Alors que désormais, beaucoup de marques n’hésitent plus à inciter leurs athlètes à s’engager car cela rejaillit sur l’image de l'entreprise, voir Tom Brady, la star la plus incontestable de son sport, rester le plus possible dans les clous est étonnant, à moins que cette posture ne suive une ligne de communication à plus long terme. "Je ne le vois pas s’engager, ou alors sur des causes qui n'entraînent pas de réaction politique. S’il prépare la suite, il faut qu’il soit consensuel", ajoute l’enseignant. 

Quelle trace sociale dans l'histoire ?

Brady l’a bien compris : à 43 ans, il est au crépuscule de sa carrière, et cherche à diviser le moins possible pour soigner sa trace dans l'histoire. Pourquoi devrait-il s’engager après tout ? Sa légende sportive l’a déjà envoyé au panthéon des plus grands sportifs américains, même si son engagement sociétal restera modeste face à Mohammed Ali, Colin Kaepernick ou LeBron James.

"Je pense que lorsqu'on écrira avec quelques années de recul son histoire, resteront les performances statistiques, mais aussi une sorte de légende noire, d’envers du personnage. Mais tout le monde n’est pas Mohammed Ali. Il sera surtout connu pour le sportif, avec ses zones d’ombre et ses aspérités", juge Jean-Baptiste Guéguan.

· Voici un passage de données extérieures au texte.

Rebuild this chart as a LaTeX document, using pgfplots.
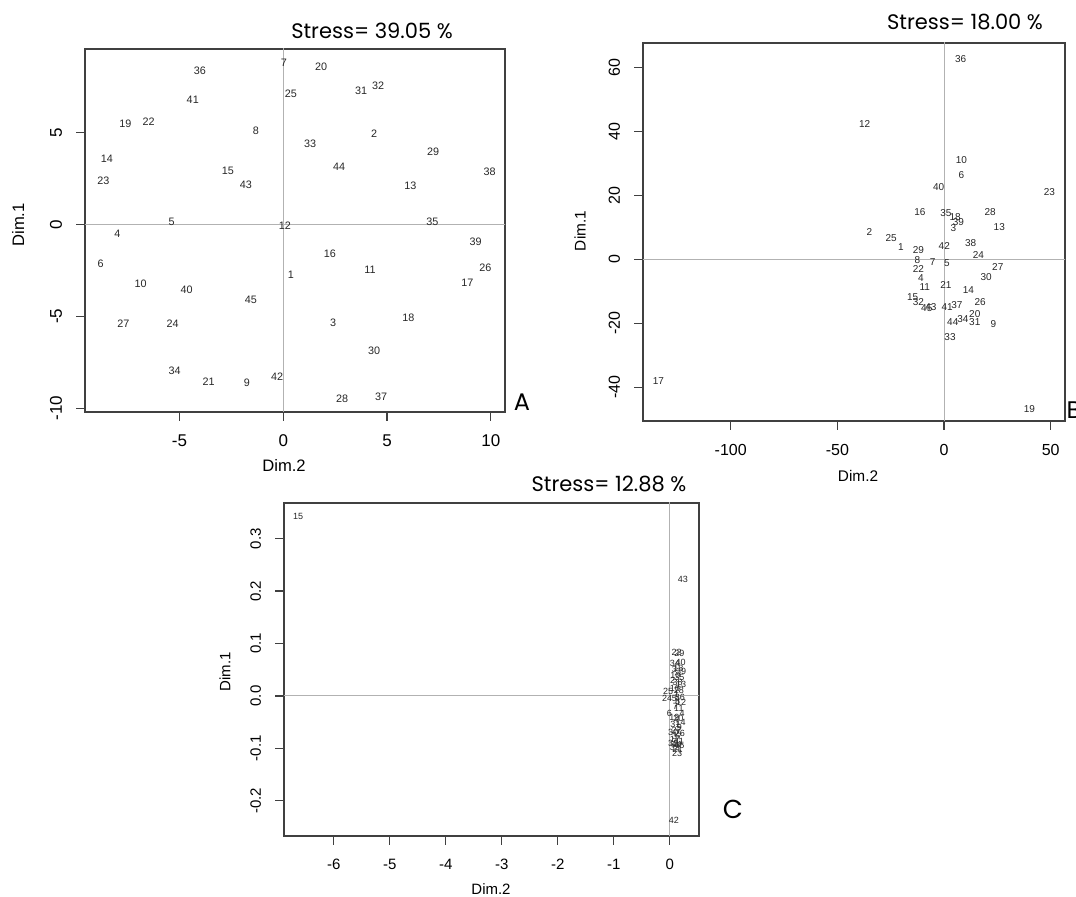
\documentclass[border=0pt]{standalone}
\usepackage{fontspec}
\setmainfont{Liberation Sans}
\newfontfamily\gothic{Poppins}
\usepackage{pgfplots}
\pgfplotsset{compat=1.18}

% page = 1076 x 897 px at 0.5pt per px
\pgfplotsset{
  mds/.style={
    scale only axis,
    axis line style={draw=black!75, line width=0.65pt},
    tick align=outside,
    major tick length=4.5pt,
    every tick/.style={draw=black!75, line width=0.6pt},
    xtick pos=left, ytick pos=left,
    /pgf/number format/assume math mode=true,
    xticklabel style={anchor=north},
    yticklabel style={rotate=90, anchor=south},
    xticklabel shift=3.5pt, yticklabel shift=3.5pt,
  },
  lbl/.style={
    only marks, mark=*, mark size=0pt, mark options={draw=none, fill=none},
    point meta=explicit symbolic,
    nodes near coords, nodes near coords align=center,
    every node near coord/.append style={font=#1, inner sep=0pt, text=black!85},
  },
  zero/.style={black!30, line width=0.5pt, forget plot},
}

\begin{document}
\begin{tikzpicture}

% ---------------- A ----------------
\begin{axis}[mds,
    at={(42.5pt,242.5pt)}, anchor=south west,
    width=210pt, height=181.5pt,
    xmin=-9.55, xmax=10.68, ymin=-10.2, ymax=9.53,
    xtick={-5,0,5,10}, ytick={-10,-5,0,5},
    ticklabel style={font=\fontsize{8.5}{10}\selectfont},
]
\addplot[zero] coordinates {(0,-20)(0,20)};
\addplot[zero] coordinates {(-20,0)(20,0)};
\addplot[lbl={\fontsize{5.4}{6}\selectfont}] table[meta=l] {
x y l
-4.02 8.33 36
0.03 8.77 7
1.82 8.55 20
0.37 7.08 25
3.75 7.24 31
4.57 7.52 32
-4.36 6.75 41
-7.60 5.44 19
-6.49 5.55 22
-1.32 5.10 8
4.38 4.90 2
1.29 4.36 33
7.22 3.93 29
-2.67 2.90 15
2.69 3.11 44
-8.50 3.55 14
-1.80 2.14 43
-8.66 2.35 23
9.94 2.84 38
6.12 2.08 13
-5.38 0.12 5
0.08 -0.05 12
7.18 0.12 35
-7.99 -0.53 4
9.26 -0.96 39
2.25 -1.62 16
-8.80 -2.16 6
0.37 -2.76 1
4.18 -2.48 11
9.74 -2.38 26
8.87 -3.20 17
-6.87 -3.24 10
-4.65 -3.57 40
-1.56 -4.11 45
6.03 -5.10 18
-7.70 -5.40 27
-5.33 -5.40 24
2.40 -5.36 3
4.38 -6.88 30
-5.23 -7.95 34
-3.59 -8.55 21
-1.75 -8.60 9
-0.30 -8.29 42
2.83 -9.49 28
4.71 -9.39 37
};
\end{axis}

% ---------------- B ----------------
\begin{axis}[mds,
    at={(321.5pt,238pt)}, anchor=south west,
    width=211pt, height=189pt,
    xmin=-141.1, xmax=56.7, ymin=-50.5, ymax=67.6,
    xtick={-100,-50,0,50}, ytick={-40,-20,0,20,40,60},
    ticklabel style={font=\fontsize{8}{10}\selectfont},
]
\addplot[zero] coordinates {(0,-100)(0,100)};
\addplot[zero] coordinates {(-200,0)(100,0)};
\addplot[lbl={\fontsize{5}{6}\selectfont}] table[meta=l] {
x y l
7.8 62.7 36
-37.2 42.2 12
8.1 31.0 10
8.1 26.4 6
-2.5 22.7 40
49.4 20.9 23
-11.3 14.7 16
0.9 14.4 35
5.2 13.1 18
6.7 11.6 39
4.4 9.7 3
21.6 14.9 28
25.9 10.1 13
-35.0 8.6 2
-24.8 6.6 25
-20.2 3.9 1
-12.0 2.9 29
0.1 4.3 42
12.5 5.0 38
16.1 1.25 24
-12.5 -0.2 8
-5.3 -0.75 7
1.3 -1.25 5
-12.0 -3.0 22
25.2 -2.5 27
19.7 -5.4 30
-10.9 -5.75 4
0.9 -8.0 21
-9.0 -8.75 11
11.4 -9.6 14
-14.7 -11.9 15
-12.0 -13.4 32
16.9 -13.25 26
-6.2 -14.8 43
-8.1 -15.3 45
1.5 -14.8 41
6.0 -14.3 37
14.4 -17.1 20
8.8 -18.75 34
14.4 -19.5 31
4.1 -19.7 44
23.1 -20.3 9
2.8 -24.2 33
40.0 -46.7 19
-133.9 -38.0 17
};
\end{axis}

% ---------------- C ----------------
\begin{axis}[mds,
    at={(142pt,30.5pt)}, anchor=south west,
    width=207.5pt, height=166.5pt,
    xmin=-6.89, xmax=0.52, ymin=-0.267, ymax=0.368,
    xtick={-6,-5,-4,-3,-2,-1,0}, ytick={-0.2,-0.1,0,0.1,0.2,0.3},
    ticklabel style={font=\fontsize{7.5}{9}\selectfont},
    yticklabel style={/pgf/number format/.cd, fixed, fixed zerofill, precision=1},
]
\addplot[zero] coordinates {(0,-1)(0,1)};
\addplot[zero] coordinates {(-10,0)(2,0)};
\addplot[lbl={\fontsize{4.5}{5}\selectfont}] table[meta=l] {
x y l
-6.64 0.343 15
0.23 0.223 43
0.07 -0.238 42
0.13 -0.110 23
0.12 0.083 22
0.17 0.081 29
0.09 0.062 34
0.19 0.064 40
0.08 0.050 3
0.15 0.052 18
0.20 0.047 39
0.10 0.040 10
0.17 0.036 35
0.05 0.030 2
0.14 0.025 38
0.20 0.022 13
0.09 0.015 16
0.16 0.011 28
-0.03 0.008 25
0.12 0.003 1
0.18 -0.002 36
-0.05 -0.005 24
0.08 -0.004 5
0.14 -0.010 8
0.20 -0.012 12
0.10 -0.020 7
0.16 -0.024 11
-0.01 -0.034 6
0.22 -0.033 4
0.08 -0.040 19
0.15 -0.042 20
0.19 -0.050 14
0.10 -0.055 31
0.17 -0.060 9
0.12 -0.066 27
0.06 -0.070 30
0.18 -0.072 26
0.13 -0.078 37
0.09 -0.083 17
0.16 -0.086 41
0.06 -0.090 32
0.12 -0.092 44
0.17 -0.095 45
0.09 -0.099 33
0.14 -0.102 21
};
\end{axis}

% titles, axis names and panel letters
\node[font=\gothic\fontsize{10.5}{12}\selectfont] at (186pt,433pt) {Stress= 39.05 \%};
\node[font=\gothic\fontsize{10.5}{12}\selectfont] at (482.5pt,437.5pt) {Stress= 18.00 \%};
\node[font=\gothic\fontsize{10.5}{12}\selectfont] at (304.5pt,206.5pt) {Stress= 12.88 \%};
\node[font=\gothic\fontsize{12}{14}\selectfont] at (261pt,247.5pt) {A};
\node[font=\gothic\fontsize{12}{14}\selectfont] at (537pt,243.5pt) {B};
\node[font=\gothic\fontsize{13}{15}\selectfont] at (366.5pt,44pt) {C};

\node[font=\fontsize{8.3}{10}\selectfont, rotate=90] at (9pt,336pt) {Dim.1};
\node[font=\fontsize{8.3}{10}\selectfont] at (142pt,215.5pt) {Dim.2};
\node[font=\fontsize{7.7}{9}\selectfont, rotate=90] at (290pt,333pt) {Dim.1};
\node[font=\fontsize{7.7}{9}\selectfont] at (429pt,210.5pt) {Dim.2};
\node[font=\fontsize{7.5}{9}\selectfont, rotate=90] at (112.5pt,112.5pt) {Dim.1};
\node[font=\fontsize{7.5}{9}\selectfont] at (245.5pt,4pt) {Dim.2};

\pgfresetboundingbox
\path[use as bounding box] (0,0) rectangle (538pt,448.5pt);
\end{tikzpicture}
\end{document}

Dimanche, le héros de l’Amérique défiera la légende en devenir, un passage de témoin entre deux générations, deux hommes, et deux manières de concevoir le football. Le choc au sommet entre l’ancien monde, celui de Brady qui ne jure que par le terrain, et le nouveau, celui de Mahomes, qui épouse son sport mais aussi le reste. 

"Dans le périple du héros, il y a toujours une étape où le héros atteint l’apothéose. C’est lorsque la connaissance, une compréhension et une perception parfaites sont achevées", narre Nora Princiotti, journaliste à The Ringer. "Cela peut lui donner l’immortalité, où cela peut simplement le préparer pour le défi encore plus grand qui l'attend. Ce Super Bowl a un côté mystique puisqu’il met aux prises un joueur avec des attributs physiques supérieurs, Mahomes, contre un autre, Brady, qui a clairement atteint son apothéose. Il va falloir observer lequel va compter le plus."